Had to dig up a lot of docs and discussions to finally figure out the right set of code to make a pytorch pipeline completely reproducible.
There are two things here, firstly you would want to use a seed that will be used to seed pytroch, numpy and python right at the start of main process. Be it training, be it inference.
You would want to use this function:
def seed_all(seed):
if not seed:
seed = 10
print("[ Using Seed : ", seed, " ]")
torch.manual_seed(seed)
torch.cuda.manual_seed_all(seed)
torch.cuda.manual_seed(seed)
numpy.random.seed(seed)
random.seed(seed)
torch.backends.cudnn.deterministic = True
torch.backends.cudnn.benchmark = False
Just call it right at the start and you are good to go.
Now comes the part where you use worker processes in DataLoader to speed up training.
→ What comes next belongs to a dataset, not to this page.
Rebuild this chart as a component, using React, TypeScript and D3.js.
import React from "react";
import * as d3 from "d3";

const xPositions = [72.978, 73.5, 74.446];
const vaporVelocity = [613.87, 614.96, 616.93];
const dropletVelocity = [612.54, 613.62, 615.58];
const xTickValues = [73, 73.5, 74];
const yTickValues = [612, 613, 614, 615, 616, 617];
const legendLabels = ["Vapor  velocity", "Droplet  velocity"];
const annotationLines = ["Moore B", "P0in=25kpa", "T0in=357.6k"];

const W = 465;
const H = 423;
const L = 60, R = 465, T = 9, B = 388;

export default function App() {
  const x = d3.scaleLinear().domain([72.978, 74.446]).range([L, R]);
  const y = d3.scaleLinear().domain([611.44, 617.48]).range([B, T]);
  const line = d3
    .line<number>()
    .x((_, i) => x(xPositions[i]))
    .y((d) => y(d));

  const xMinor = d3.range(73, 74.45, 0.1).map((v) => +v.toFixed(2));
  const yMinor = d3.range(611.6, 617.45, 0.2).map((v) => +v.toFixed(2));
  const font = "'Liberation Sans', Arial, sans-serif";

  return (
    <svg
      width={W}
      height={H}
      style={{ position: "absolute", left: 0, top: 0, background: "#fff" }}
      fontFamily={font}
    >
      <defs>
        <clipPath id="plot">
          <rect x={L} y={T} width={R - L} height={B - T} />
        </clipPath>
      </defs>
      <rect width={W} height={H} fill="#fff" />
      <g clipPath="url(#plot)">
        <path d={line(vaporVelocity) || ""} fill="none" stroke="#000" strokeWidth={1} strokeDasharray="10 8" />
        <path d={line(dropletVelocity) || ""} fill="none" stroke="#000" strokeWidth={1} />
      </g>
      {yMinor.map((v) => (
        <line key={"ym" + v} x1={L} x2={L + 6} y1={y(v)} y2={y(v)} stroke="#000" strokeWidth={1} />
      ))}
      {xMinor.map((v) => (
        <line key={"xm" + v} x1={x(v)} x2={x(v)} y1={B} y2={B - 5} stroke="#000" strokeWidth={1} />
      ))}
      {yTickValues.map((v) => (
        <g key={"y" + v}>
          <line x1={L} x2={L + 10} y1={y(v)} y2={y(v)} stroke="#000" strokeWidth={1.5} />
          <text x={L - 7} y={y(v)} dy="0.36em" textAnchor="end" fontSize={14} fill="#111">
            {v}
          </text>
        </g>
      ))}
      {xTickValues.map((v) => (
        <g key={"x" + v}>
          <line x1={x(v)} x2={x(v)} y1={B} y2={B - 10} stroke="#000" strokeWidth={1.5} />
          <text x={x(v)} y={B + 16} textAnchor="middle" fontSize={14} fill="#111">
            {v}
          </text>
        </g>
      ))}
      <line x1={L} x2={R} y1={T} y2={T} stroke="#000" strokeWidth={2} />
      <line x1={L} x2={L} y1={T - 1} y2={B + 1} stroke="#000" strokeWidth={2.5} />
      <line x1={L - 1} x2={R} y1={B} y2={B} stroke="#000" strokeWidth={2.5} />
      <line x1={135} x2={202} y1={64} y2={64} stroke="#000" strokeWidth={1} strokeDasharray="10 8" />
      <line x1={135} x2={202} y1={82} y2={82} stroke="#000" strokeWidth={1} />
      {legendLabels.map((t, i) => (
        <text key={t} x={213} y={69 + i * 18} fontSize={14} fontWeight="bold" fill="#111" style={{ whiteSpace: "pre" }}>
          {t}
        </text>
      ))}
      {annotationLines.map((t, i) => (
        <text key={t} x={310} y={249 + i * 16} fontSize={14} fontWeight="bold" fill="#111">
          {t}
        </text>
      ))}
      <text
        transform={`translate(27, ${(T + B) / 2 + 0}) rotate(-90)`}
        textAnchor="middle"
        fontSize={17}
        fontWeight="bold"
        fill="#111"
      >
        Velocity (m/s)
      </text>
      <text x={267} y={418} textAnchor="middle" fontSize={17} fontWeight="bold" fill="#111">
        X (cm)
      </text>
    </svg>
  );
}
Each worker process is a separate realm and has no relation to the seed that you have used in your main process except for the fact that internally PyTorch seeds itself for you using “base_seed + worker_id” and base_seed is generated based on the seed you used in the main process. So we are still predictable until this part. Keep in mind that whether u define a worker_init_fn or not, PyTorch will get seeded.
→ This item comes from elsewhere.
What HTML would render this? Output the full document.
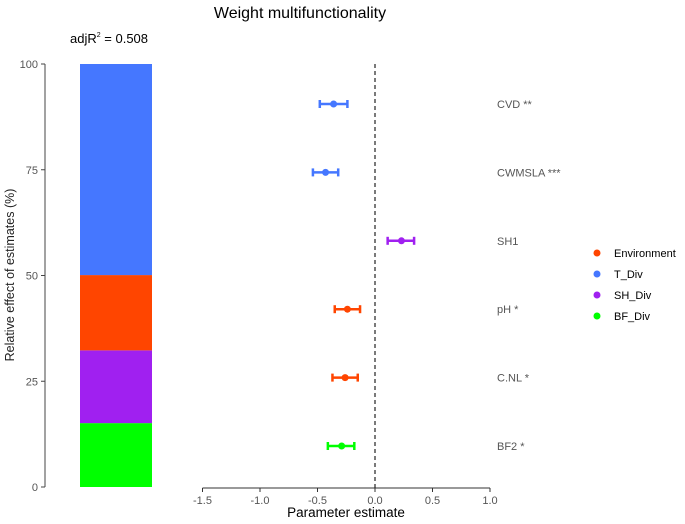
<!DOCTYPE html>
<html><head><meta charset="utf-8"><style>
body{margin:0;background:#fff;font-family:"Liberation Sans",Arial,sans-serif}
svg{display:block}
</style></head><body>
<svg id="c" width="685" height="524" viewBox="0 0 685 524" xmlns="http://www.w3.org/2000/svg">
<text x="300" y="18" font-size="16" text-anchor="middle" fill="#000">Weight multifunctionality</text>
<text x="70" y="43" font-size="13" fill="#000">adjR<tspan font-size="7" dy="-6">2</tspan><tspan dy="6"> = 0.508</tspan></text>
<text transform="translate(14,275) rotate(-90)" font-size="12.5" text-anchor="middle" fill="#222">Relative  effect of estimates (%)</text>
<text x="346" y="517" font-size="13.5" text-anchor="middle" fill="#000">Parameter estimate</text>
<g id="bars"></g><g id="yaxis"></g><g id="xaxis"></g><g id="pts"></g><g id="legend"></g>
</svg>
<script>
const segCats=["BF_Div","SH_Div","Environment","T_Div"];
const segVals=[15.1,17.2,17.8,49.9];
const yTicks=[0,25,50,75,100];
const terms=["CVD **","CWMSLA ***","SH1","pH *","C.NL *","BF2 *"];
const termGroup=["T_Div","T_Div","SH_Div","Environment","Environment","BF_Div"];
const est=[-0.36,-0.43,0.23,-0.24,-0.26,-0.29];
const lo=[-0.48,-0.54,0.11,-0.35,-0.37,-0.41];
const hi=[-0.24,-0.32,0.34,-0.13,-0.15,-0.18];
const xTicks=[-1.5,-1.0,-0.5,0.0,0.5,1.0];
const xTickLabels=["-1.5","-1.0","-0.5","0.0","0.5","1.0"];
const legendCats=["Environment","T_Div","SH_Div","BF_Div"];
const colors={"Environment":"#ff4500","T_Div":"#4577ff","SH_Div":"#a020f0","BF_Div":"#00ff00"};
const NS="http://www.w3.org/2000/svg";
function mk(t,a,p){const e=document.createElementNS(NS,t);for(const k in a)e.setAttribute(k,a[k]);p.appendChild(e);return e;}
const yS=v=>487-v*4.23;
const xS=v=>375+v*115;
const rowY=i=>104+i*68.4;
const bars=document.getElementById('bars');
let cum=0;
segVals.forEach((v,i)=>{const r=mk('rect',{x:80,y:yS(cum+v),width:72,height:yS(cum)-yS(cum+v),fill:colors[segCats[i]]},bars);

cum+=v;});
const ya=document.getElementById('yaxis');
mk('line',{x1:45,x2:45,y1:yS(0),y2:yS(100),stroke:'#444','stroke-width':1},ya);
yTicks.forEach(t=>{mk('line',{x1:41,x2:45,y1:yS(t),y2:yS(t),stroke:'#444'},ya);
const tx=mk('text',{x:38,y:yS(t)+4,'font-size':11,'text-anchor':'end',fill:'#555'},ya);tx.textContent=t;

});
const xa=document.getElementById('xaxis');
mk('line',{x1:xS(-1.5),x2:xS(1.0),y1:488,y2:488,stroke:'#333','stroke-width':1},xa);
xTicks.forEach((t,i)=>{mk('line',{x1:xS(t),x2:xS(t),y1:488,y2:492,stroke:'#333'},xa);
const tx=mk('text',{x:xS(t),y:504,'font-size':11,'text-anchor':'middle',fill:'#555'},xa);tx.textContent=xTickLabels[i];

});
const zl=mk('line',{x1:xS(0),x2:xS(0),y1:64,y2:488,stroke:'#222','stroke-dasharray':'4,3','stroke-width':1.2},xa);


const pts=document.getElementById('pts');
terms.forEach((t,i)=>{const y=rowY(i),c=colors[termGroup[i]];
const g=mk('g',{},pts);


mk('line',{x1:xS(lo[i]),x2:xS(hi[i]),y1:y,y2:y,stroke:c,'stroke-width':2.5},g);
mk('line',{x1:xS(lo[i]),x2:xS(lo[i]),y1:y-4,y2:y+4,stroke:c,'stroke-width':2.5},g);
mk('line',{x1:xS(hi[i]),x2:xS(hi[i]),y1:y-4,y2:y+4,stroke:c,'stroke-width':2.5},g);
mk('circle',{cx:xS(est[i]),cy:y,r:3.5,fill:c},g);
const tx=mk('text',{x:497,y:y+4,'font-size':11,fill:'#555'},pts);tx.textContent=t;

});
const lg=document.getElementById('legend');
legendCats.forEach((c,i)=>{const y=253+i*21;
const g=mk('g',{},lg);


mk('circle',{cx:597,cy:y,r:3.5,fill:colors[c]},g);
const tx=mk('text',{x:614,y:y+4,'font-size':11,fill:'#000'},g);tx.textContent=c;});
</script>
</body></html>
The reason why you would want to implement the worker_init_fn is so that you can seed the other libraries that PyTorch does not seed by default. For example numpy and python random module. As you may know, Albumentations library uses python random module and thus making sure that each worker has a unique yet predictable seed is important for randomness. So you would want to use this (Use the worker_seed to seed everything else except PyTorch which has been seeded for u):
def seed_worker(worker_id):
worker_seed = torch.initial_seed() % 2**32
numpy.random.seed(worker_seed)
random.seed(worker_seed)
you would define this function in the global scope and use it like so:
DataLoader(
train_dataset,
batch_size=batch_size,
num_workers=4,
worker_init_fn=seed_worker,
shuffle=True
)
I am training on a single GPU and this ensures AtoZ reproducibility. The only catch here is you will get different results if you change the number of workers for obvious reasons.
I hope this post reaches people on time so that they don’t waste precious GPU compute trying to figure out where on earth the randomness comes from.